Today we catch a glimpse of one of another rare named woman who escaped the anonymity of Hebrew and Christian scriptures; the tricky, enigmatic and definitely unbowed heroin of the Book of Esther. I have used only representative slices of Esther; in the 21st century, when we are bombarded with so many faces of violence in the world as we eat our dinner or breakfast, I don’t think it is necessary to be reminded of the brutal ways in which human beings execute each other.

But I do think it is necessary to be reminded of the strength and courage of those who stand up for justice. It is worth remembering as we glimpse a slice of the Book of Esther that not all are card-carrying adherents of our faith. The book of Esther, as I mentioned in my notes, contains no direct reference to God, yet it explores the strength and integrity of a woman who stands up in the face of evil.
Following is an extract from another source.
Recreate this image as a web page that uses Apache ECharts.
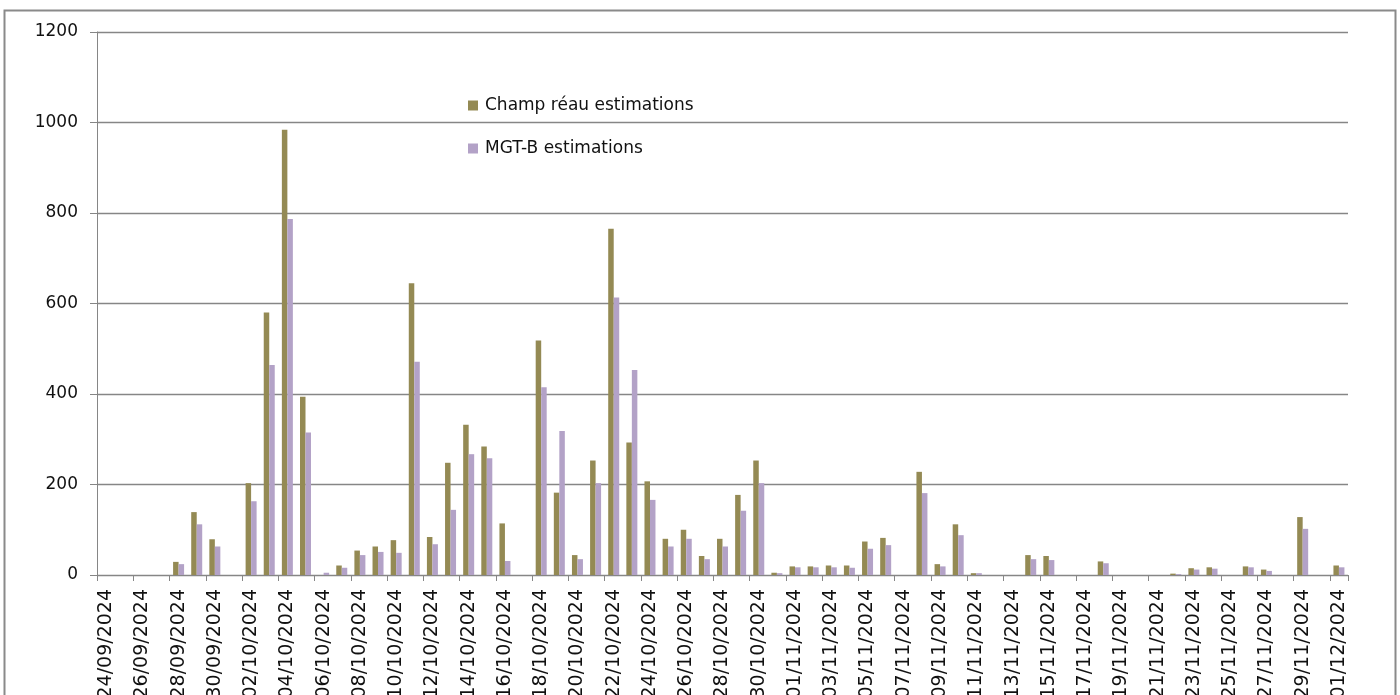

We do not need to think hard or long to know that there have been many in human history. Some I could name would be controversial: I think of the young and feisty Greta Thunberg, or even more controversially Phoebe Plummer, and Anna Holland.  Others are less controversial, as I think of Malala Yousafzai, and her fight for education for young women and girls in Pakistan, Nigerian Chimamanda Ngozi Adichie who in her novels and public addresses has fought to defend women from exploitation and market manipulation; lesser-known Clara Gouin, a stay-at-home mom in Maryland; Donna Shimp, in New Jersey, who, like Gouin, fought Big Tobacco in the USA; Erin Brockovich who fought groundwater contamination in California; Rosa Parks, who fought for civil rights in Alabama and the wider USA.  Oh? And in New Zealand? Historically it’s hard to go past Kate Sheppard who fought for women’s voting rights, of even our own Penny Jamieson who did her best to crack the glass ceiling that women faced – and to a lesser extent still face – in New Zealand Anglicanism.

Some of these were card-carrying Christ-bearers. Others were bearers of what I might call the ethos of Christ, we might even say the Spirit of Christ, the Spirit of Jesus.

And therein lies a challenge – addressed by Jesus himself, in our gospel passage today, as he proclaims “anyone who is not against us is for us.” For we as a Christian, a Christ-bearing community are challenged to speak up, in word and deed, where we see injustice, and to stand with others, regardless of faith, as they do too. We need to ensure that we, to borrow Jesus’ example, stand in solidarity with all who bear a cup of water to the thirsty, and stand in firm opposition to those who cause the weak to stumble. Finding when and when not to do that is a journey of discernment to which we are all called  to engage in prayer and discourse, so that we can bear Christlike justice and compassion wherever we live and work.